Scala, the third partner in Oak City, brings the artistic chops to the partnership.

"I'm a graphic designer," she says. "I've been doing design for about 10 years, and I picked up screen printing about four years ago. At first it was just a hobby, and I'd sell things at SparkCon, Rock & Shop and Etsy."

Baxter, who is an events manager for Spy, points out that Oak City's offerings won't be limited to visual art—they plan to work with musical artists, too. Ultimately, she sees the mutual benefits of a healthy business relationship. "It comes full circle," she says. "We will give back as much as we gain from them."

Baxter says that a portion of proceeds of each design will benefit a local charity. "How can you expect the city to give to you if you can't give back?" she says.

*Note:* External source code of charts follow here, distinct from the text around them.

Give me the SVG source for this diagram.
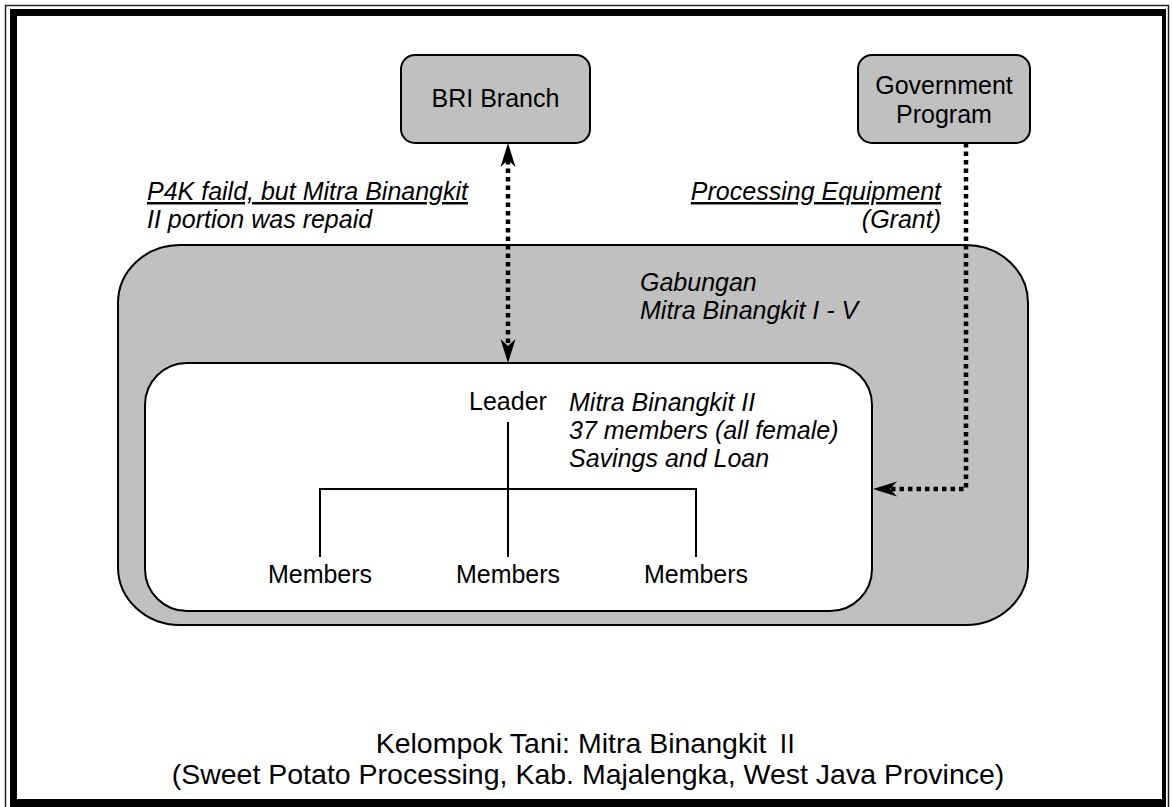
<svg xmlns="http://www.w3.org/2000/svg" width="1172" height="807" viewBox="0 0 1172 807">
  <style>
    .t { font-family: "Liberation Sans", Arial, sans-serif; font-size: 25px; fill: #000; }
    .it { font-style: italic; }
    .ul { text-decoration: underline; }
    .mid { text-anchor: middle; }
    .end { text-anchor: end; }
    .box { fill: #c0c0c0; stroke: #000; stroke-width: 2; }
    .panel { fill: #fff; stroke: #000; stroke-width: 2; }
    .tree { fill: none; stroke: #000; stroke-width: 2; }
    .dots { fill: none; stroke: #000; stroke-width: 4.5; stroke-dasharray: 4.5 4; }
    .title { font-family: "Liberation Sans", Arial, sans-serif; font-size: 28.5px; fill: #000; }
    .roman { font-family: "Noto Sans CJK JP", "DejaVu Sans", sans-serif; font-size: 26px; }
  </style>
  <defs>
    <marker id="head" markerUnits="userSpaceOnUse" viewBox="-8 -8 26 16" refX="0" refY="0" markerWidth="26" markerHeight="16" orient="auto-start-reverse">
      <path d="M0,0 L-7,-7.5 L17,0 L-7,7.5 Z" fill="#000"/>
    </marker>
  </defs>

  <!-- page frame: thin outer rule and heavy inner rule -->
  <g id="frame">
    <rect x="5.5" y="5.5" width="1163" height="820" fill="none" stroke="#222" stroke-width="1.5"/>
    <rect x="10" y="9" width="7" height="800" fill="#000"/>
    <rect x="10" y="9" width="1156" height="7" fill="#000"/>
    <rect x="1162" y="9" width="4" height="800" fill="#000"/>
    <rect x="10" y="799" width="1156" height="10" fill="#000"/>
  </g>

  <g id="gabungan">
    <rect class="box" x="118" y="245" width="910" height="380" rx="62" ry="58"/>
    <text class="t it" x="640" y="291">Gabungan</text>
    <text class="t it" x="640" y="319">Mitra Binangkit I - V</text>
  </g>

  <g id="mitra-binangkit-ii">
    <rect class="panel" x="145" y="363" width="727" height="248" rx="42" ry="42"/>
    <text class="t it" x="569" y="411">Mitra Binangkit II</text>
    <text class="t it" x="569" y="439">37 members (all female)</text>
    <text class="t it" x="569" y="467">Savings and Loan</text>
  </g>

  <g id="bri-branch">
    <rect class="box" x="401" y="55" width="189" height="88" rx="14" ry="14"/>
    <text class="t mid" x="495.5" y="107">BRI Branch</text>
  </g>

  <g id="government-program">
    <rect class="box" x="858" y="55" width="172" height="88" rx="14" ry="14"/>
    <text class="t mid" x="944" y="94">Government</text>
    <text class="t mid" x="944" y="123">Program</text>
  </g>

  <g id="leader">
    <text class="t mid" x="508" y="410">Leader</text>
  </g>
  <g id="members-1">
    <text class="t mid" x="320" y="583">Members</text>
  </g>
  <g id="members-2">
    <text class="t mid" x="508" y="583">Members</text>
  </g>
  <g id="members-3">
    <text class="t mid" x="696" y="583">Members</text>
  </g>

  <g id="connectors">
    <!-- group hierarchy -->
    <path class="tree" d="M508,422 V557 M320,557 V489 H696 V557"/>
    <!-- loan link between BRI and the group leader -->
    <path class="dots" d="M508,160 V346" marker-start="url(#head)" marker-end="url(#head)"/>
    <!-- equipment grant from the government -->
    <path class="dots" d="M966,143 V489 H890" marker-end="url(#head)"/>
  </g>

  <g id="labels">
    <text class="t it ul" x="147" y="200">P4K faild, but Mitra Binangkit</text>
    <text class="t it" x="147" y="228">II portion was repaid</text>
    <text class="t it ul end" x="941" y="200">Processing Equipment</text>
    <text class="t it end" x="941" y="228">(Grant)</text>
  </g>

  <g id="caption">
    <text class="title mid" x="588" y="753">Kelompok Tani: Mitra Binangkit <tspan class="roman">Ⅱ</tspan></text>
    <text class="title mid" x="588" y="784">(Sweet Potato Processing, Kab. Majalengka, West Java Province)</text>
  </g>
</svg>
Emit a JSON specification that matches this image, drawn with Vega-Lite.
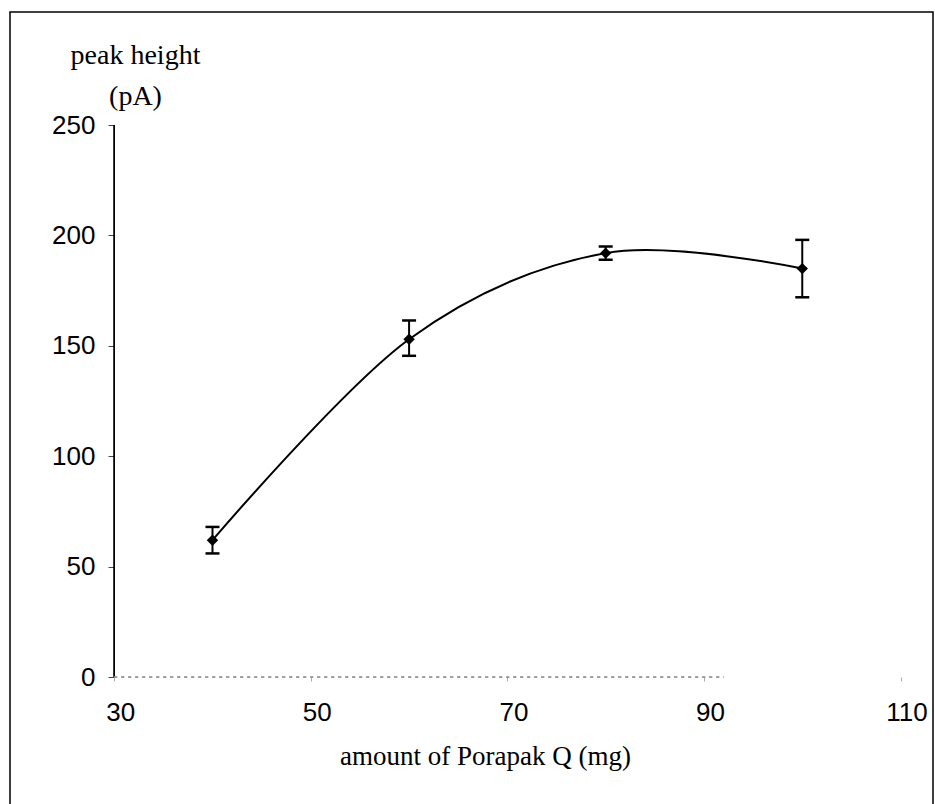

Oak City Collective will operate both an online store and a storefront in a space located next to Spy. With luck, talent and perseverance, the designs of Raleigh artists soon will be traveling across the state and country. And perhaps the talents of such Raleigh artists as Derek Toomes and SPCLGST, to name two early participating artists, will be spread far beyond Wake County.

Baxter says the plan is to be open by May 1. Until then, the Oak City crew will be out and about to meet future partners and customers. After making the scene at the April 20 Cuegrass Festival, which is held annually on West Davie, next door in front of The Pit Authentic Barbecue, they will be at this Saturday's Brewgaloo fest on Fayetteville Street.

Whenever the bricks-and-mortar operation opens, Scala says Oak City Collective will be ready to go, along with the screen printing press: "I calibrated it last night."